Orchard and Vineyard.
Inscribed to Evelyn Irons
Sackville-West, V. Orchard and Vineyard. London and New York: John Lane The Bodley Head Ltd. and John Lane Company, 1921.
8vo.; title page unopened; light foxing throughout; occasional smudges; cloth spine, paper-covered boards; printed label to spine and upper panel; wear to extremities. In a specially made cloth slipcase.
First edition of this collection of poems composed primarily during the summer of 1917, offering Sackville-West’s impressions of life in Kent and in the Mediterannean. Cross A6. She divides the poems into the groupings of Humanities, Insurrection, Home, Ad Astra, From “A Masque of Youth,” Songs of Fancy, and Sailing. Glendinning writes that in this collection that in addition to the pastoral, in this collection there are also “poems of rebellion, hate and bitterness against society written at the worst times during the [Violet] Trefusis affair; Long Barn poems; garden poems, and a home-coming poem, ‘Night,’ dedicated to Harold [Nicolson].… knowing the background, a reader can trace the emotional confusion of the preceding years, but the common reader, in 1921, did not have the key.”
A presentation copy, inscribed on the front endpaper to Evelyn Irons, a female British journalist who expatriated to the United States after World War II: Evelyn from Vita. Evelyn and Vita began their tempestuous romance in 1931. While still living with Olive Rinder, Evelyn made weekend visits to stay with Vita at Sissinghurst, then newly purchased. They gardened, wrote poetry to each other and made love. The two women also went on a secret holiday to France where they explored the caves and ruins of Les Baux. That same year Vita arranged for Evelyn to meet Virginia Woolf and to give her a tour of the Daily Mail, an encounter Evelyn eventually wrote about for the New Yorker.

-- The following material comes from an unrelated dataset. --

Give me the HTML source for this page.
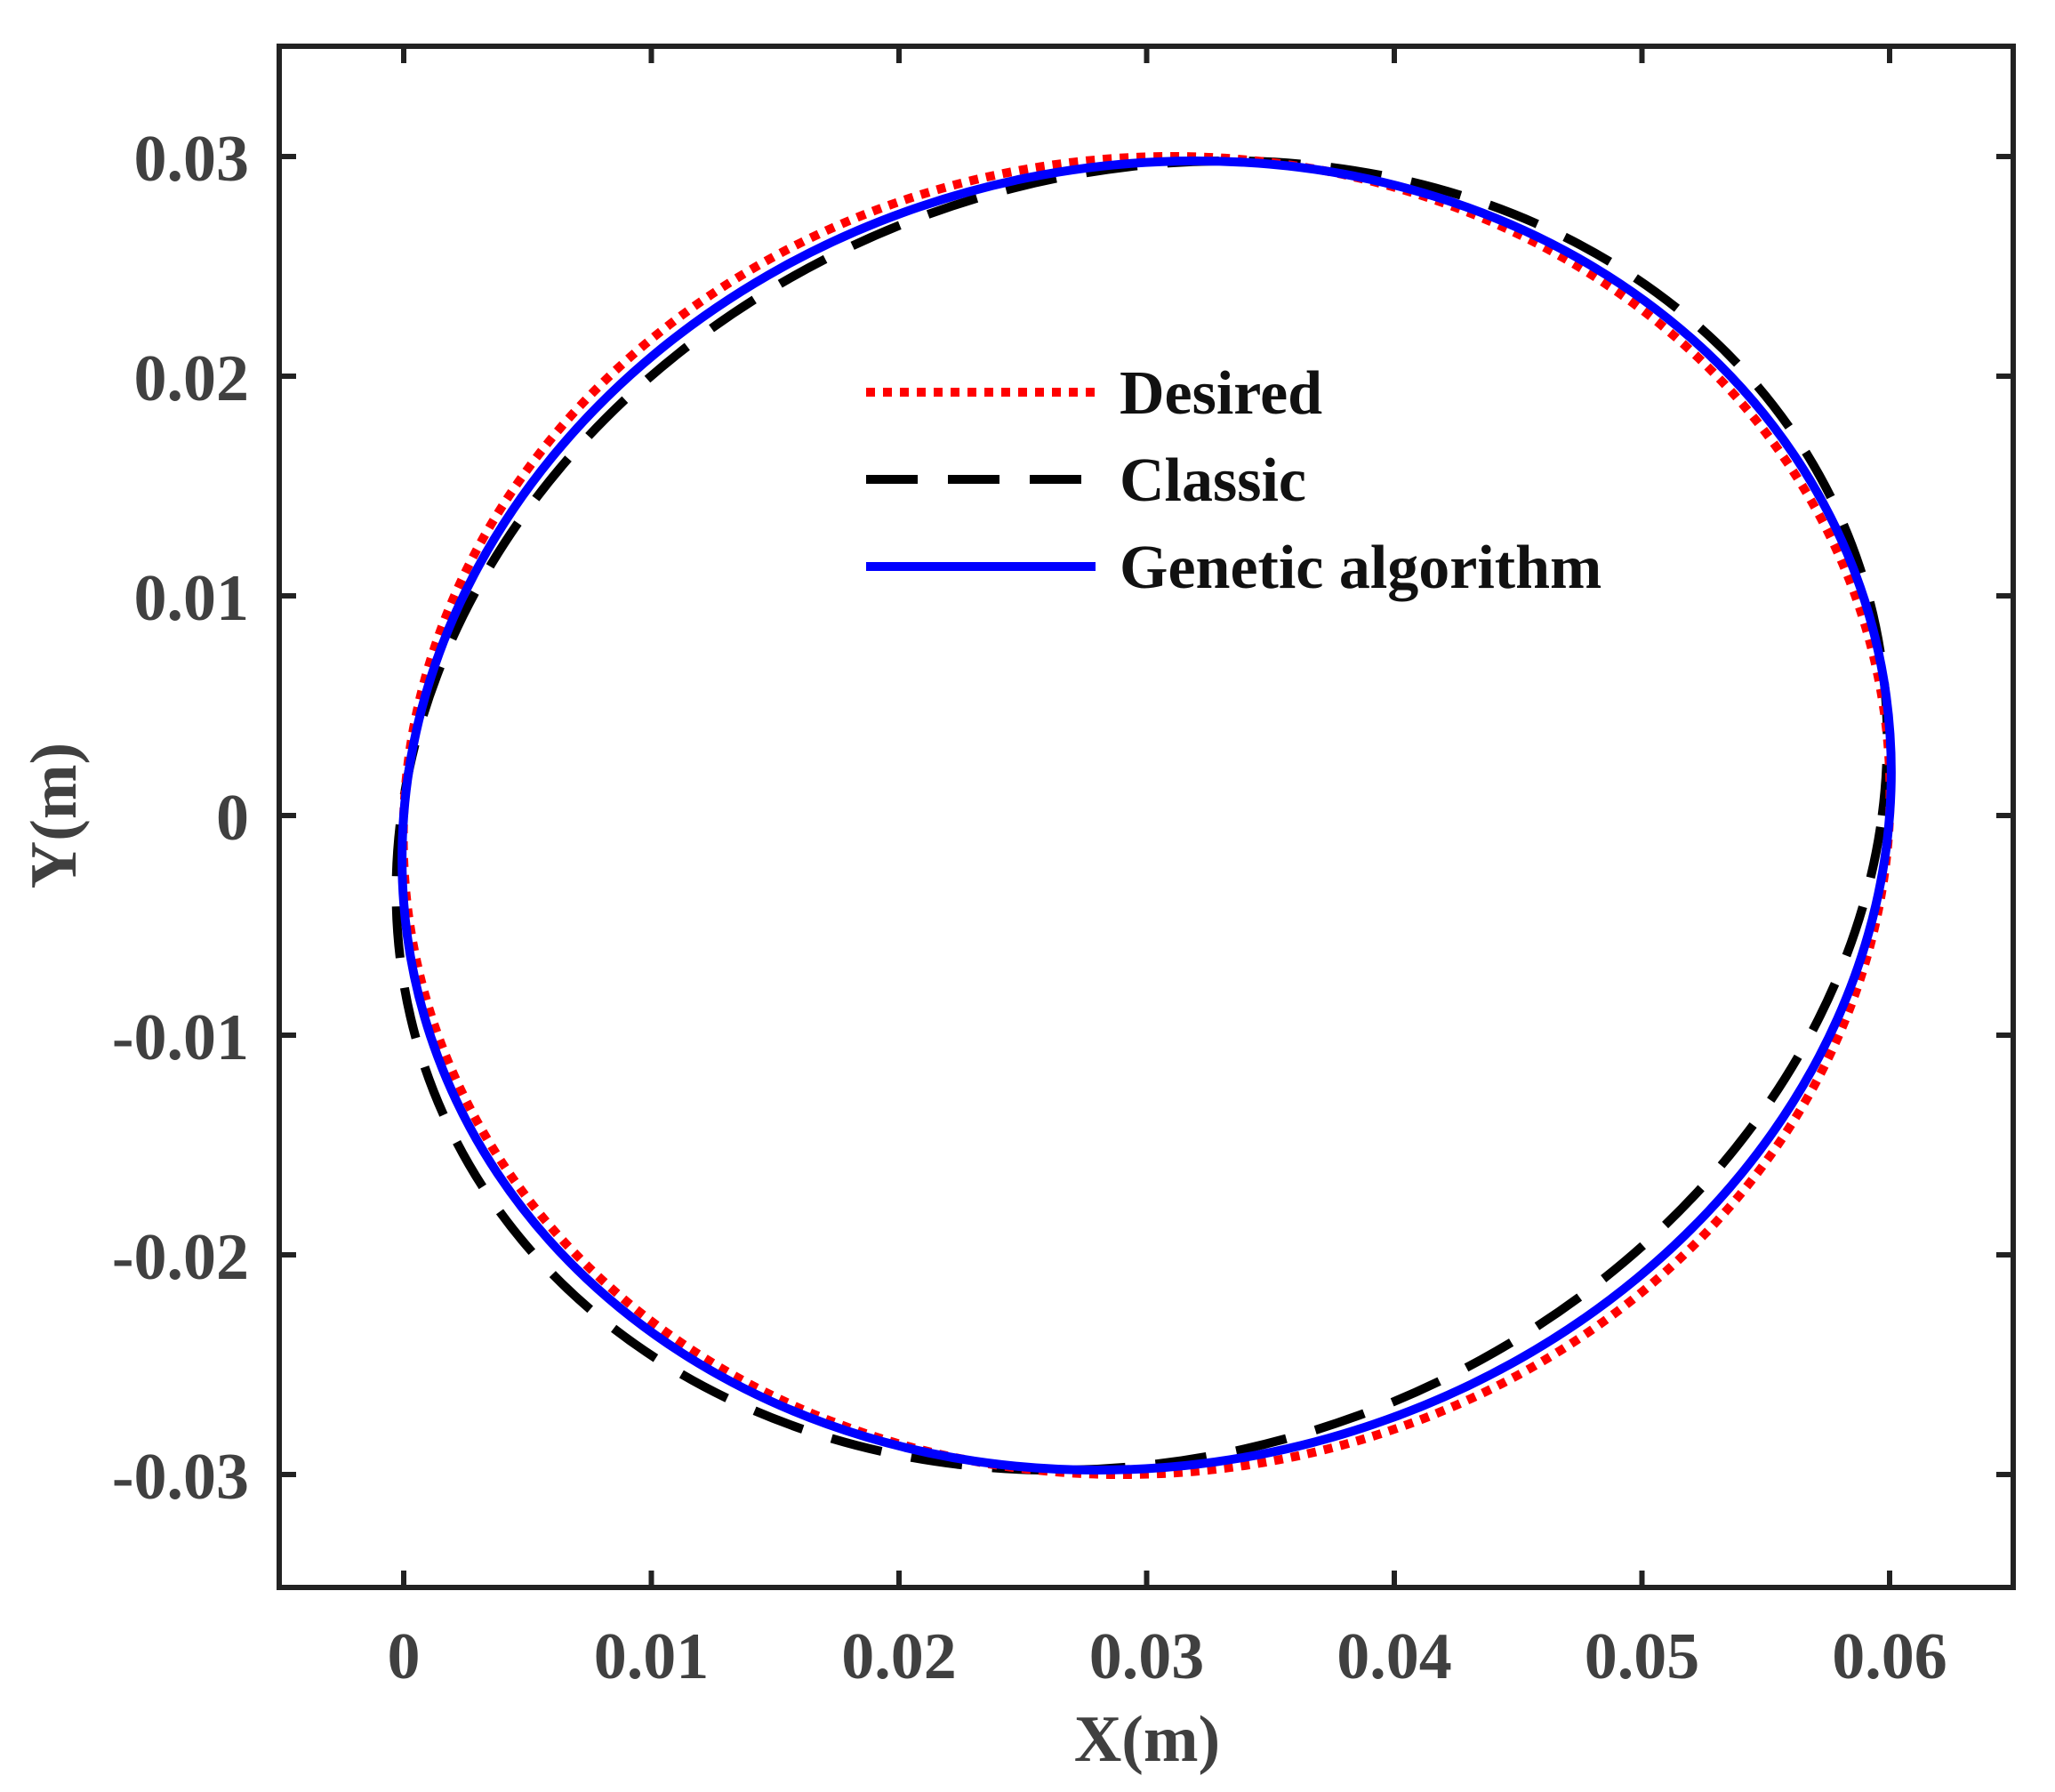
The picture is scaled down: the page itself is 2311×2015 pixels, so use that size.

The eccentric Olive encouraged the affair between Evelyn and Vita, in an odd way deluded that it would benefit her as well. A year later further complications arose when Evelyn met and fell in love with another woman, Joy McSweeney. She broke off her romantic relationships with both Vita and Olive. (Meanwhile, Vita had begun an affair with Olive. Feeling sorry for Olive’s eviction from Evelyn’s flat and life, Vita bought Olive a dog and found her a cottage near Sissinghurst.)
By leaving Vita, Evelyn earned the distinction of becoming the only woman to do so. In response to the break-up Vita wrote Evelyn her well-known poem “Valediction,” which is published in this volume, along with four other poems to or about Irons: “The Last Train Down,” “No Obligation,” “Love Too Painful,” and “Warning.”